Using motion capture gives you a starting point.  You can usually identify the key poses in motion capture and massage the data to better serve the story.  Since we must still animate the hands and face we must still think of this animation in animation terms. The face and hands carry at least 50% of a character’s performance.

“Each golden drawing is used to strengthen the one that follows.”

The poses that lead into and out of the key golden pose can either weaken or strengthen that pose. How one gets from point A to point B is very important.  Arcs, timing and secondary action convey weight and emotion. Used well they will create solid personality-filled characters.

“Crawl into the heart of your character”

The characters you animate must feel like they have heart.  They must come across as living, thinking, feeling characters.

What matters is your ability of identifying with the heart of your character.

Your characters are not robots who follow a predetermined series of movements.
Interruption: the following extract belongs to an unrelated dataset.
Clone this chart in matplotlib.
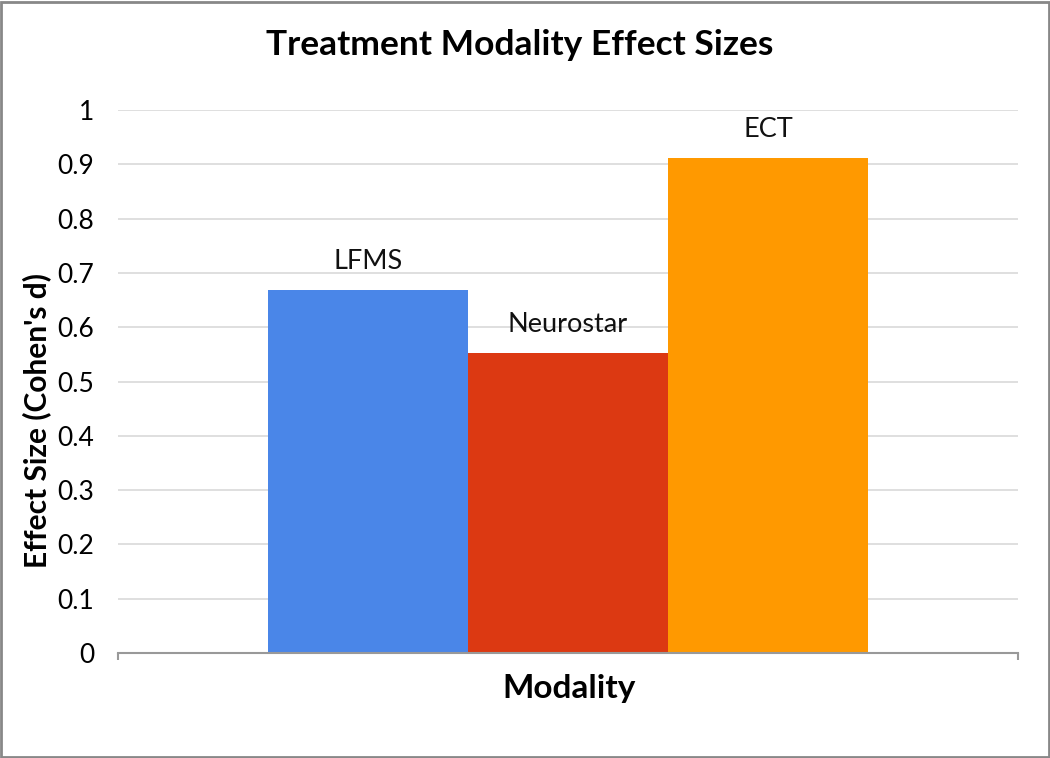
import matplotlib.pyplot as plt
from matplotlib.patches import Rectangle
import numpy as np

categories = ['LFMS', 'Neurostar', 'ECT']
effect_sizes = [0.668, 0.552, 0.911]
bar_colors = ['#4a86e8', '#dc3912', '#ff9900']
y_ticks = [0, 0.1, 0.2, 0.3, 0.4, 0.5, 0.6, 0.7, 0.8, 0.9, 1]
y_tick_labels = ['0', '0.1', '0.2', '0.3', '0.4', '0.5', '0.6', '0.7', '0.8', '0.9', '1']

plt.rcParams['font.family'] = ['Lato', 'DejaVu Sans']

fig = plt.figure(figsize=(10.5, 7.58), dpi=100)
ax = fig.add_axes([0.1124, 0.1385, 0.857, 0.7164])

x = np.arange(len(categories))
ax.bar(x, effect_sizes, width=1.0, color=bar_colors, zorder=3)
# category names sit just above each bar
for xi, v, name in zip(x, effect_sizes, categories):
    ax.text(xi, v + 0.04, name, ha='center', va='baseline', fontsize=19.5, color='#111111')

ax.set_xlim(-1.25, 3.25)
ax.set_ylim(0, 1)
ax.set_yticks(y_ticks)
ax.set_yticklabels(y_tick_labels, fontsize=19)
ax.tick_params(axis='y', length=0, pad=17)
ax.set_xticks([-1.25, 3.25])
ax.set_xticklabels(['', ''])
ax.tick_params(axis='x', length=5, color='#999999', width=1.5)
ax.yaxis.grid(True, color='#d9d9d9', linewidth=1.2, zorder=0)
for s in ['left', 'right', 'top']:
    ax.spines[s].set_visible(False)
ax.spines['bottom'].set_color('#999999')
ax.spines['bottom'].set_linewidth(1.5)
ax.spines['bottom'].set_zorder(4)

fig.text(37 / 1050, 1 - 420 / 758, "Effect Size (Cohen's d)", rotation=90,
         ha='center', va='center', fontsize=21.5, fontweight='bold')
fig.text(569 / 1050, 1 - 698 / 758, 'Modality', ha='center', va='baseline',
         fontsize=24, fontweight='bold')
fig.text(520 / 1050, 1 - 45 / 758, 'Treatment Modality Effect Sizes', ha='center', va='center',
         fontsize=25.5, fontweight='bold')

fig.patches.append(Rectangle((0.001, 0.001), 0.998, 0.997, transform=fig.transFigure,
                             fill=False, edgecolor='#888888', linewidth=2))

fig.savefig('out.png', dpi=100)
The only way to move from robot animation to character performance animation is to crawl into the heart of your character. What are they thinking and feeling at this very moment in your scene?  What are they anticipating? What are they hearing from others and what do they think about what is being said? Are they afraid, and trying to hide it? Are they tuning someone out, as if they’ve heard it hundreds of times before?  Are they trying to contain their excitement for the sake of “proper behavior” when in reality they want to run and jump and dance?

These two principles go hand-in-hand

In order to find great key poses you must get into the heart of your character.  When you can identify with them, or feel how they feel, you can channel your emotion into good poses.  Great poses come out of trying to get under your character’s skin.